In 1987 Rogers founded Love Worth Finding ministries, a weekly, internationally syndicated evangelistic effort employing a network of 12,000 television and radio outlets that reach 150 countries. The organization’s programs received the National Religious Broadcasters Television Program of the Year Award in 1998 and Radio Program of the Year Award in 2001. Rogers was inducted into the National Religious Broadcasters Hall of Fame in 2003. In addition to his work on television and radio, Rogers wrote eighteen books and forty-nine booklets, including eighteen in Spanish, and recorded seventy-nine albums featuring his preaching and teaching on biblical themes.
In 2000 Rogers chaired the Southern Baptist Convention’s effort to revise the Baptist Faith and Message, a doctrinal statement considered a fundamentalist litmus test for service on convention boards and employment in any of its organizations. In his seventies Rogers still maintained an active speaking schedule, after years spent preaching to vast numbers of people during evangelistic “crusades” in North and South America, Europe, and Asia. During his career he prayed with five U.S. presidents, and in 2005 he appeared at the White House with President George W. Bush as part of the National Day of Prayer for America. In March 2005 Rogers retired from the full-time pastoral ministry. He taught briefly as an adjunct professor at Mid-America Baptist Theological Seminary and continued to work with Love Worth Finding. He died at age seventy-four from complications in the treatment of colon cancer, along with pneumonia. Rogers is buried in Memory Hill Gardens in Memphis.
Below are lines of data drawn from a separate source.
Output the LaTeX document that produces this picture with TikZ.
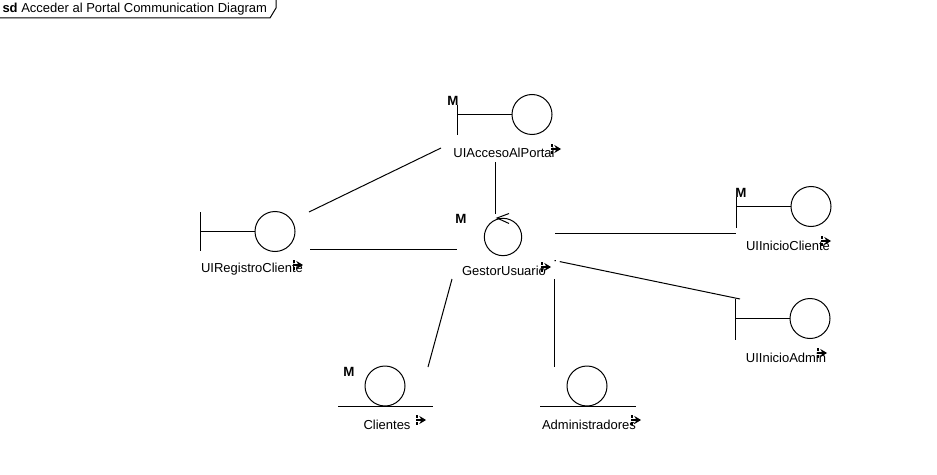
\documentclass[tikz,border=0pt]{standalone}
\usepackage{fontspec}
\setmainfont{Liberation Sans}
\usetikzlibrary{arrows.meta}
\tikzset{
  ball/.style={draw,circle,inner sep=0pt,minimum size=30pt},
  name label/.style={font=\fontsize{9.75}{11}\selectfont,inner sep=0pt},
  mark M/.style={font=\fontsize{10}{11}\selectfont\bfseries,inner sep=0pt}
}
\newcommand{\navicon}[2]{
  \draw[line width=1.2pt,dash pattern=on 2pt off 0.8pt] (#1-4,#2-5) -- (#1-4,#2+5);
  \draw[line width=1.3pt,-{Stealth[length=5pt,width=6pt]}] (#1-4,#2) -- (#1+5,#2);
}
\begin{document}
\begin{tikzpicture}[x=0.75pt,y=-0.75pt,line width=0.75pt]
      \useasboundingbox (0,0) rectangle (937,474);
      % frame tag
      \draw (0,18) -- (270,18) -- (276,8) -- (276,0);
      \node[name label,anchor=base west] (frameTag) at (2,13) {\textbf{sd} Acceder al Portal Communication Diagram};
      % balls
      \node[ball] (cAcceso) at (532,114.5) {};
      \node[ball] (cRegistro) at (275,231.5) {};
      \node[ball,minimum size=28pt] (cGestor) at (503,237) {};
      \node[ball] (cCliente) at (811,206.5) {};
      \node[ball] (cAdmin) at (810,318.5) {};
      \node[ball] (cClientes) at (385,386) {};
      \node[ball] (cAdministradores) at (587,386) {};
      % boundary bars
      \coordinate (barAcceso) at (457.5,114.5);
      \coordinate (barRegistro) at (200.5,231.5);
      \coordinate (barCliente) at (736,206.5);
      \coordinate (barAdmin) at (735.5,318.5);
      \draw (457.5,105) -- (457.5,135);
      \draw (cAcceso.west) -- (barAcceso);
      \draw (200.5,212) -- (200.5,251);
      \draw (cRegistro.west) -- (barRegistro);
      \draw (736,197) -- (736,228);
      \draw (cCliente.west) -- (barCliente);
      \draw (735.5,299) -- (735.5,340);
      \draw (cAdmin.west) -- (barAdmin);
      % entity lines
      \draw (338,406.5) -- (433,406.5);
      \draw (540,406.5) -- (636,406.5);
      % control arrow
      \draw (509,213.5) -- (497,218) -- (509,223.5);
      % labels
      \node[name label] (lAcceso) at (504,153) {UIAccesoAlPortal};
      \node[name label] (lRegistro) at (252,269) {UIRegistroCliente};
      \node[name label] (lGestor) at (504,271) {GestorUsuario};
      \node[name label] (lCliente) at (788,246) {UIInicioCliente};
      \node[name label] (lAdmin) at (786,358) {UIInicioAdmin};
      \node[name label] (lClientes) at (387,424.5) {Clientes};
      \node[name label] (lAdministradores) at (589,424.5) {Administradores};
      \node[mark M] (mAcceso) at (453,101) {M};
      \node[mark M] (mGestor) at (461,219) {M};
      \node[mark M] (mCliente) at (741,193) {M};
      \node[mark M] (mClientes) at (349,372) {M};
      % links
      \draw ([shift={(34,-19.5)}]cRegistro.center) -- ([shift={(-91,33.5)}]cAcceso.center);
      \draw ([shift={(-37,47.5)}]cAcceso.center) -- ([shift={(-8,-23)}]cGestor.center);
      \draw ([shift={(35,17.5)}]cRegistro.center) -- ([shift={(-46,12)}]cGestor.center);
      \draw ([shift={(52,-4)}]cGestor.center) -- ([shift={(-75,26.5)}]cCliente.center);
      \draw[dash pattern=on 1pt off 3pt on 200pt] ([shift={(51.5,23.5)}]cGestor.center) -- ([shift={(-70,-19.5)}]cAdmin.center);
      \draw ([shift={(51,42)}]cGestor.center) -- ([shift={(-33,-19)}]cAdministradores.center);
      \draw ([shift={(-51,42)}]cGestor.center) -- ([shift={(43,-19)}]cClientes.center);
      % navigation icons
      \navicon{556}{149}
      \navicon{298}{265}
      \navicon{546}{267}
      \navicon{826}{241}
      \navicon{822}{353}
      \navicon{421}{420}
      \navicon{636}{420}
    \end{tikzpicture}
\end{document}
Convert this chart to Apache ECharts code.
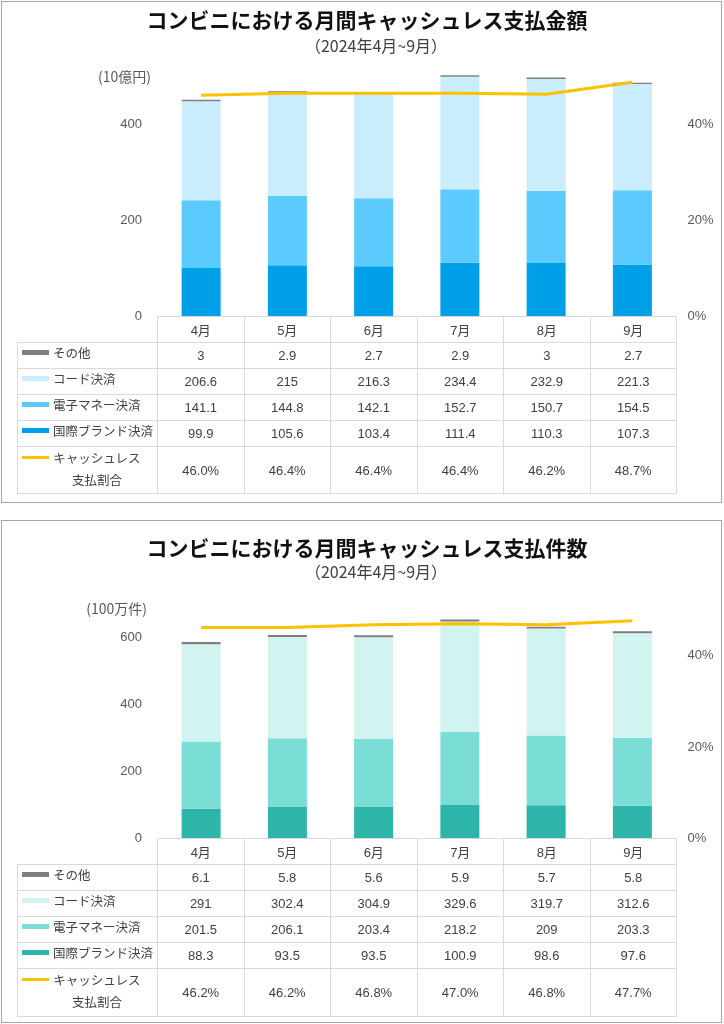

Rogers both represented and helped bring into being a conservative resurgence among Southern Baptists and among evangelicals in the United States. The pattern of leadership set by his presidency of the Southern Baptist Convention redirected the internal politics of the denomination and solidified the ties its members had to conservative secular politicians and groups in the U.S.
For details on Rogers’s role in the struggle for conservative control of the Southern Baptist Convention, see James C. Hefley, The Truth in Crisis: The Controversy in the Southern Baptist Convention (1986). Nancy Tatom Ammerman, Baptist Battles: Social Change and Religious Conflict in the Southern Baptist Convention (1990), places the fundamentalist takeover of the convention in the context of broader religious phenomena. David T. Morgan, The New Crusades, the New Holy Land: Conflict in the Southern Baptist Convention, 1969–1991 (1996), traces the history of the struggle over convention control to broader political trends in recent U.S. history and presents the view of the convention’s moderates. Obituaries are in the New York Times (16 Nov. 2005) and Washington Post (18 Nov. 2005).